IBM made great contributions to open source community recently, and I'd hate to see that relationship affected by the policy of the storage division.
I wonder if more feedback like this will influence their actions...
How _could_ it be implemented? (Score:3)
Hence for it to be required in hardware (and for all those sneaky sector-based things they want to do), it must be implemented in the chipset with the ATA interface.
Sure, Intel's in 4C, but they don't make the only chipsets out there. What about AMD? What about VIA? What about Apple, whose machines also use ATA?
I see no reason, if CPRM were ever to be enforced, that these other chipset manufacturers would refrain from splintering off and making their own standard, which would prove much more popular to consumer demand. After all, what happened with RAMBUS?
Fross
Re:No More Geeks (Score:2)
Re:Have they failed? (Score:2)
Re:It should not even be allowed in the standard. (Score:3)
Re:Does a product/technology deathwatch exist? (Score:2)
Of course any website will be the product of the mind(s) behind it. Of course some boycots will be suggested that you or I or Linux or Dubya or someone won't agree with. Of course boycots are the products of personal ethical choices. And of course there is always the possibility that some dumbfuck really will take seriously the straw men you threw up: MacOS UI vs. MacOS limitatations, for example, or expensive or tackily coloured equipment.
But what I found valuable in the original post was the idea that one website, replete with information about and reasons to avoid dangerous technology like this -- one central and focussed source of information, not approval (another straw man) -- would be a good and useful and potentially very valuable thing.
Re:Hmmm... (Score:2)
True, and this is exactly what Intel ended up doing.
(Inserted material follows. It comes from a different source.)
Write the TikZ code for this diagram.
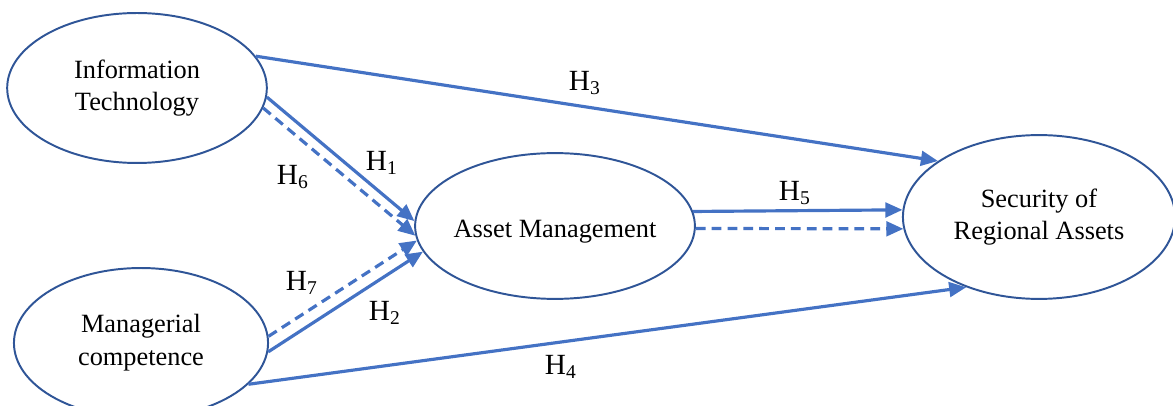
\documentclass[tikz,border=0pt]{standalone}
\usepackage{fontspec}
\setmainfont{Liberation Serif}
\usetikzlibrary{arrows.meta,shapes.geometric}
\definecolor{PathBlue}{HTML}{4472C4}
\definecolor{RingBlue}{HTML}{2F5597}
\tikzset{
  construct/.style={ellipse,draw=RingBlue,line width=0.8pt,align=center,
    inner sep=-4pt,font=\fontsize{10.8}{13.4}\selectfont},
  hypo/.style={PathBlue,line width=1.3pt,-{Triangle[length=7pt,width=6pt]}},
  hypodash/.style={hypo,dash pattern=on 4pt off 2.5pt},
  hlabel/.style={inner sep=0pt,font=\fontsize{12}{14}\selectfont}
}
\begin{document}
\begin{tikzpicture}[x=0.0144cm,y=-0.0144cm]
\path[use as bounding box] (0,0) rectangle (1173,406);
\node[construct,minimum width=3.74cm,minimum height=2.16cm] (it) at (137,88)
      {Information\\Technology};
\node[construct,minimum width=3.66cm,minimum height=2.16cm] (mc) at (141,343)
      {Managerial\\competence};
\node[construct,minimum width=4.03cm,minimum height=2.10cm,text height=12pt]
      (am) at (555,226) {Asset Management};
\node[construct,minimum width=3.92cm,minimum height=2.36cm] (sra) at (1039,217)
      {Security of\\Regional Assets};
\draw[hypo] (it.15) -- (sra.151);
\draw[hypo] (it.-4.5) -- (am.178);
\draw[hypodash] (it.-9.5) -- (am.184);
\draw[hypodash] (mc.3) -- (am.186);
\draw[hypo] (mc.-4) -- (am.191);
\draw[hypo] (mc.-21) -- (sra.224);
\draw[hypo] (am.6) -- (sra.177);
\draw[hypodash] (am.-1) -- (sra.185);
\node[hlabel] (h1) at (382,163) {H\textsubscript{1}};
\node[hlabel] (h2) at (385,313) {H\textsubscript{2}};
\node[hlabel] (h3) at (585,83) {H\textsubscript{3}};
\node[hlabel] (h4) at (561,367) {H\textsubscript{4}};
\node[hlabel] (h5) at (795,193) {H\textsubscript{5}};
\node[hlabel] (h6) at (293,177) {H\textsubscript{6}};
\node[hlabel] (h7) at (302,283) {H\textsubscript{7}};
\end{tikzpicture}
\end{document}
They made it optional, and you could disable it in the BIOS. Much to the marketers chagrin, it ended up disabled mostly by default, and ceased to be an issue.
However, had the AMD Athlon (which doesn't have the P3 serial number "feature") not become so popular, I could have seen companies like Microsoft REQUIRING you to enable it (or worse, their installers enabling it for you) to run their applications.
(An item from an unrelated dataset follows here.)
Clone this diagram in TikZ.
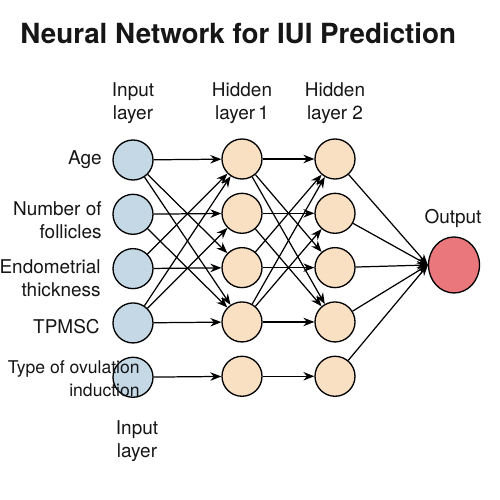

Intel dropped the serial number in the Pentium 4, BTW.
It makes me wonder... (Score:2)
It is nice to see that they *may* be backing down, but it is a wonder that someone actually thought this might be a good idea to begin with. I can understand the fears about piracy (though many of them are unfounded), but it should be up to the user to decide what to use a device for, be it a hard drive or a steak knife. It is up to the user to break the law with it.
[sarcasm]Of course, anyone could be a criminal, so the big industries should treat everyone as if they are.[/sarcasm]
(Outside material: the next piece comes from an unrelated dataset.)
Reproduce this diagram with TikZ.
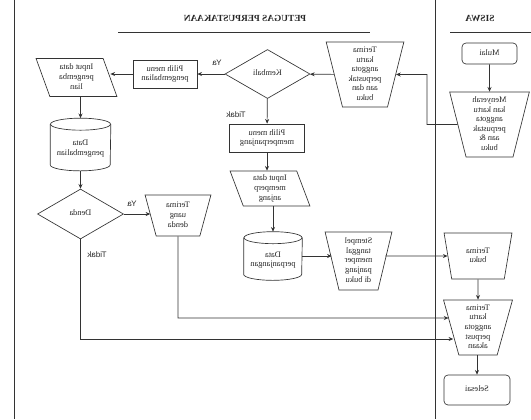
\documentclass[tikz,border=0pt]{standalone}
\usepackage{fontspec}
\setmainfont{Liberation Serif}
\newfontfamily\labfont{Liberation Sans}
\usepackage{graphicx}
\usetikzlibrary{shapes.geometric,arrows.meta}
\newcommand\mr[1]{\reflectbox{\begin{tabular}{@{}c@{}}#1\end{tabular}}}
\newcommand\mrd[1]{\raisebox{-3pt}[\height][\depth]{\mr{#1}}}
\newcommand\cylpath[2]{%
  \draw[ln] ([yshift=-4.5pt]#1.north) ellipse[x radius=#2*0.75pt, y radius=4.5pt];
  \draw[ln] ([yshift=-4.5pt]#1.north west) -- ([yshift=4.5pt]#1.south west)
    arc[start angle=180, end angle=360, x radius=#2*0.75pt, y radius=4.5pt]
    -- ([yshift=-4.5pt]#1.north east);}
\begin{document}
\begin{tikzpicture}[x=0.75pt,y=-0.75pt,line width=0.5pt,
  every node/.style={font=\fontsize{6.3}{7.2}\selectfont, inner sep=1pt, text=black!85},
  ln/.style={draw=black!80},
  arr/.style={ln,-{Stealth[length=3.5pt,width=3pt]}},
  sz/.style 2 args={minimum width=#1*0.75pt, minimum height=#2*0.75pt},
  box/.style={draw=black!80, rectangle},
  rbox/.style={draw=black!80, rectangle, rounded corners=3pt},
  trap/.style={draw=black!80, trapezium, trapezium angle=78, trapezium stretches=true, shape border rotate=180},
  para/.style={draw=black!80, trapezium, trapezium left angle=107, trapezium right angle=73, trapezium stretches=true},
  dia/.style={draw=black!80, diamond, aspect=1.73, inner sep=0pt},
  cyl/.style={rectangle},
  lab/.style={font=\labfont\fontsize{6}{7}\selectfont},
  hdr/.style={font=\bfseries\fontsize{7}{8}\selectfont}]
\useasboundingbox (0,0) rectangle (531,419);

% swimlane frame
\coordinate (v1t) at (14,0);   \coordinate (v1b) at (14,419);
\coordinate (v2t) at (435,0);  \coordinate (v2b) at (435,419);
\draw[ln] (v1t) -- (v1b);
\draw[ln] (v2t) -- (v2b);
\node[hdr] (h1) at (245,19) {\mr{PETUGAS PERPUSTAKAAN}};
\node[hdr] (h2) at (480,19) {\mr{SISWA}};
\coordinate (u1a) at (118,32); \coordinate (u1b) at (370,32);
\coordinate (u2a) at (450,32); \coordinate (u2b) at (531,32);
\draw[ln] (u1a) -- (u1b);
\draw[ln] (u2a) -- (u2b);

% nodes
\node[rbox, sz={55}{21}] (mulai) at (489.5,53.5) {\mr{Mulai}};
\node[trap, sz={80}{65}] (menyer) at (489.5,124.5) {\mr{Menyerah\\kan kartu\\anggota\\perpustak\\aan \&\\buku}};
\node[trap, sz={78}{65}] (trmk) at (365,74.5) {\mr{Terima\\kartu\\anggota\\perpustak\\aan dan\\buku}};
\node[dia, sz={85}{49}] (kemb) at (267.5,74) {\mr{Kembali}};
\node[box, sz={64}{28}] (pmpg) at (165,74) {\mr{Pilih menu\\pengembalian}};
\node[para, sz={81}{38}] (inpg) at (76.5,77.5) {\mr{Input data\\pengemba\\lian}};
\node[cyl, sz={60}{52}] (dpg) at (80.5,144.5) {\mrd{Data\\pengembalian}};
\node[dia, sz={86}{50}] (denda) at (80.5,214) {\mr{Denda}};
\node[trap, sz={66}{41}] (tud) at (178,215.5) {\mr{Terima\\uang\\denda}};
\node[box, sz={75}{28}] (pmpj) at (267,138) {\mr{Pilih menu\\memperpanjang}};
\node[para, trapezium left angle=106, trapezium right angle=74, sz={80}{35}] (inpj) at (270,188.5) {\mr{Input data\\memperp\\anjang}};
\node[cyl, sz={58}{48}] (dpj) at (273,256) {\mrd{Data\\perpanjangan}};
\node[trap, sz={67}{58}] (stmp) at (358.5,261) {\mr{Stempel\\tanggal\\memper\\panjang\\di buku}};
\node[trap, trapezium angle=80, sz={68}{46}] (trbk) at (478,256) {\mr{Terima\\buku}};
\node[trap, trapezium angle=77, sz={69}{55}] (trka) at (478,327.5) {\mr{Terima\\kartu\\anggota\\perpust\\akaan}};
\node[rbox, sz={66}{30}] (sel) at (477,390) {\mr{Selesai}};
\cylpath{dpg}{30}
\cylpath{dpj}{29}

% labels
\node[lab] (ya1) at (217,64) {\mr{Ya}};
\node[lab] (td1) at (236,116) {\mr{Tidak}};
\node[lab] (ya2) at (132,205) {\mr{Ya}};
\node[lab] (td2) at (97,256) {\mr{Tidak}};

% connectors
\coordinate (m1) at (427,74.5);
\coordinate (j1) at (178,318);
\coordinate (j2) at (80.5,339);
\draw[arr] (mulai) -- (menyer);
\draw[arr] (menyer.west) -| (m1) -- (trmk.east);
\draw[arr] (trmk) -- (kemb);
\draw[arr] (kemb) -- (pmpg);
\draw[arr] (pmpg) -- (pmpg -| inpg.east);
\draw[arr] (dpg |- inpg.south) -- (dpg);
\draw[arr] (dpg) -- (denda);
\draw[arr] (denda.east) -- (denda.east -| tud.west);
\draw[arr] (kemb) -- (pmpj);
\draw[arr] (pmpj.south) -- (pmpj.south |- inpj.north);
\draw[arr] (dpj |- inpj.south) -- (dpj);
\draw[arr] (dpj) -- (dpj -| stmp.west);
\draw[arr] (stmp.east |- trbk) -- (trbk.west);
\draw[arr] (trbk) -- (trka);
\draw[arr] (sel |- trka.south) -- (sel);
\draw[arr] (tud.south) -- (j1) -- ([xshift=-1.8pt]j1 -| trka.west);
\draw[arr] (denda.south) -- (j2) -- ([xshift=1.8pt]j2 -| trka.west);
\end{tikzpicture}
\end{document}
I'm sorry, but this kind of logic really gets me angry. Logic like this just takes the world (or at least the US) one step closer to 1984.
Not to mention taking the Massive Money Makers one step closer to making users pay per use and gouge even more money out of our pockets. GRRRRR!!!!
ok...enough from me...out.
Subject? What subject? (Score:2)
The reason it failed is simply that other companies would have made non-protected drives. Given the choice between protected and non-protected drives, I'd take the non-protected - even if all else wasn't exactly equal. I can't think of anyone who wouldn't. Guess they must have realized that.
CAP THAT KARMA!
Moderators: -1, nested, oldest first!
Does a product/technology deathwatch exist? (Score:4)
t.
Re:Here's what I submitted as feedback on IBM webs (Score:3)
I don't know if it would. You wrote a very reasoned response, though it may be better to mail it to them, since I doubt anyone above level F marketdrones ever read website feedback forms.
That sort of feedback IS what we need to give IBM and every HD mandufacturer. All it will take to break CPRM is to convince one company to not play the game, or to sell non-defective (CPRM free) hard drives.
This really is a case where the whole industry HAS to play ball for this to succeed. If only one or two manufacturers impliment CPRM, they could find themselves out on the proverbial ledge, while their competition is busy taking over their market share.
I shudder to think what will happen in a year or two, at the rate things are merging, when we only have 2-3 hard drive makers, instead of 6-7 like we have now... Competition is how you keep this kind of anti-consumer crap from suceeding in the market.